- **JOB**
Gather the lines below that include the string "Recreate", copying each in full.

--- begin INPUT FOR THIS TASK ---

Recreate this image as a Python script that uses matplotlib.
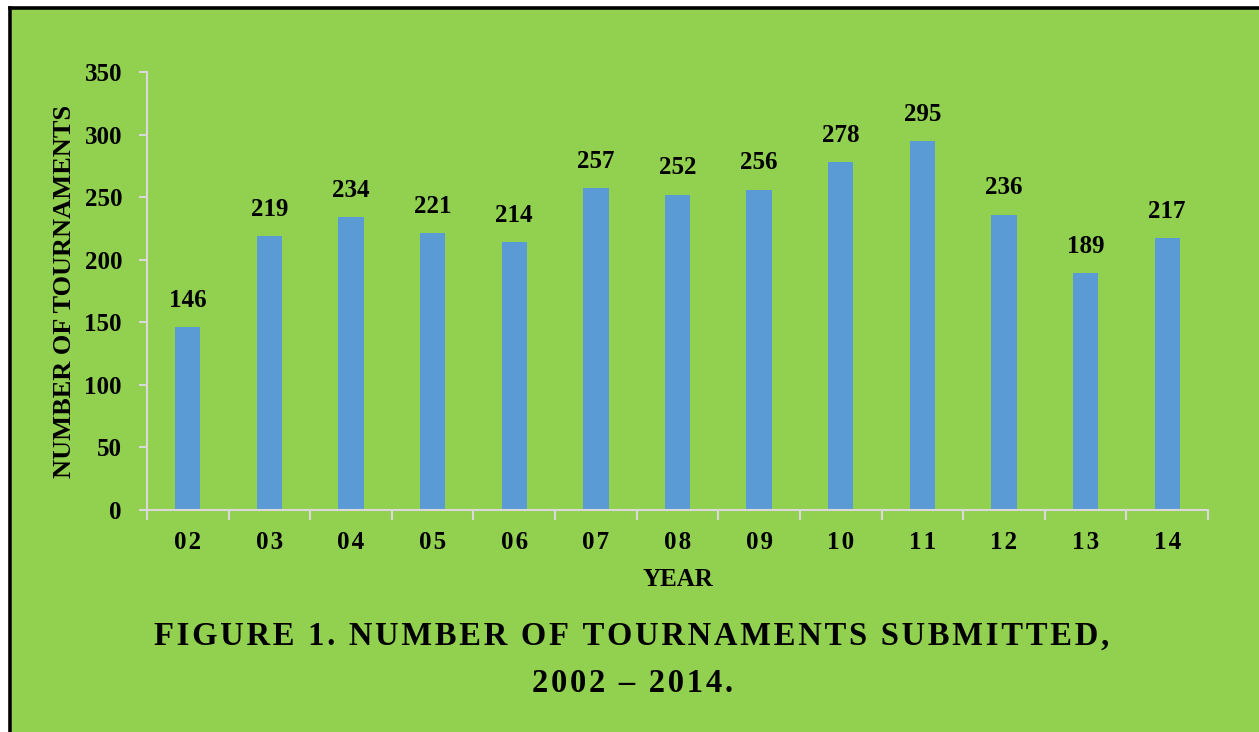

--- end INPUT FOR THIS TASK ---
--- begin INPUT FOR THIS TASK ---

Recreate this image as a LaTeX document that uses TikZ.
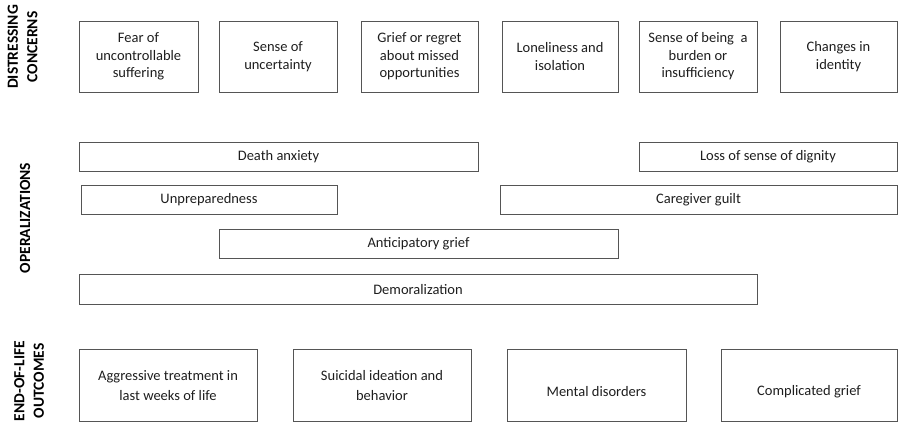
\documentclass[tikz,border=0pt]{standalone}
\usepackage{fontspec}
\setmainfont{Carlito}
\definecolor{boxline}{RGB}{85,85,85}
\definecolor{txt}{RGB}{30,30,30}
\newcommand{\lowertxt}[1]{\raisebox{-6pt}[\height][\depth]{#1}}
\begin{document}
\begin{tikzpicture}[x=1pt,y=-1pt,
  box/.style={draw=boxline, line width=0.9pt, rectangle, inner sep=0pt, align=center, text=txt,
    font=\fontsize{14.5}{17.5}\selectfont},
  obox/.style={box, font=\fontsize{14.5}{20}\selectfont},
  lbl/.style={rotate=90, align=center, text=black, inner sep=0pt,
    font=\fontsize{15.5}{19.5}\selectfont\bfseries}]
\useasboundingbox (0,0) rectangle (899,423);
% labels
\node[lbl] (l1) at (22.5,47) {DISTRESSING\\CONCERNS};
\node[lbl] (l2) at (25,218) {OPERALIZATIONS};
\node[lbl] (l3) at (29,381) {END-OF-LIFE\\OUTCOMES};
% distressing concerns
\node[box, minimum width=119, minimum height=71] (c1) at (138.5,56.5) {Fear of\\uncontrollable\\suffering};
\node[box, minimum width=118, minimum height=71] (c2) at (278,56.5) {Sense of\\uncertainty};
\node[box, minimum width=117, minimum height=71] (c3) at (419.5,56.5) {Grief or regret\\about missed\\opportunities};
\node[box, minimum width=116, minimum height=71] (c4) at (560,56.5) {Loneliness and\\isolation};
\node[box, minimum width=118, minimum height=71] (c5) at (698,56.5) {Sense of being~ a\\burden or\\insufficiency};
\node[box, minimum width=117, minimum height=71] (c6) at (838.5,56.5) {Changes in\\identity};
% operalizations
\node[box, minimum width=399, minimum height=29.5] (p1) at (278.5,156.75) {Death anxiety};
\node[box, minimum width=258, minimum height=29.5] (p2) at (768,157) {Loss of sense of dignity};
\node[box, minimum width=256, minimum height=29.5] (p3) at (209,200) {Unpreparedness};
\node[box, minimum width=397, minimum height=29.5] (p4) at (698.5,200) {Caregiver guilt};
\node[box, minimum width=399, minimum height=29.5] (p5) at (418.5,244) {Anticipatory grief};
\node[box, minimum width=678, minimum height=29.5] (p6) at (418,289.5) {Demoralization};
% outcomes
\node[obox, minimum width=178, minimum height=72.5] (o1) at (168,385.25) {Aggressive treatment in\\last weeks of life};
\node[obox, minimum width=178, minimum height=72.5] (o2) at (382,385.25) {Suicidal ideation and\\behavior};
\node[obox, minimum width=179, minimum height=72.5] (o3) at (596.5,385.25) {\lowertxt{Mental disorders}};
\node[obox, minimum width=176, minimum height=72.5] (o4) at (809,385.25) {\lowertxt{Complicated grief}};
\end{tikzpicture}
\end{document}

--- end INPUT FOR THIS TASK ---
--- begin INPUT FOR THIS TASK ---

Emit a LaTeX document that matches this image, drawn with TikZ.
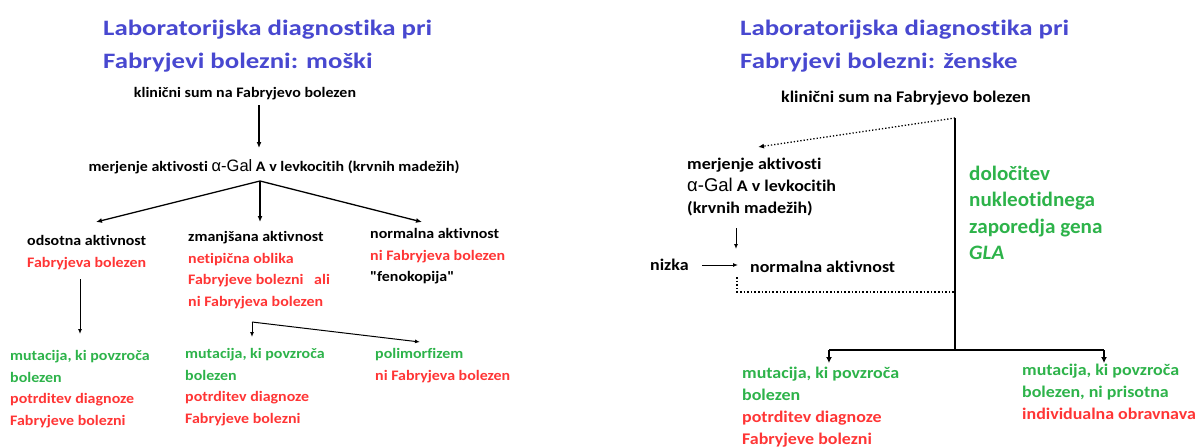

--- end INPUT FOR THIS TASK ---

- **SOLUTION TO THE EXERCISE**
Recreate this image as a Python script that uses matplotlib.
Recreate this image as a LaTeX document that uses TikZ.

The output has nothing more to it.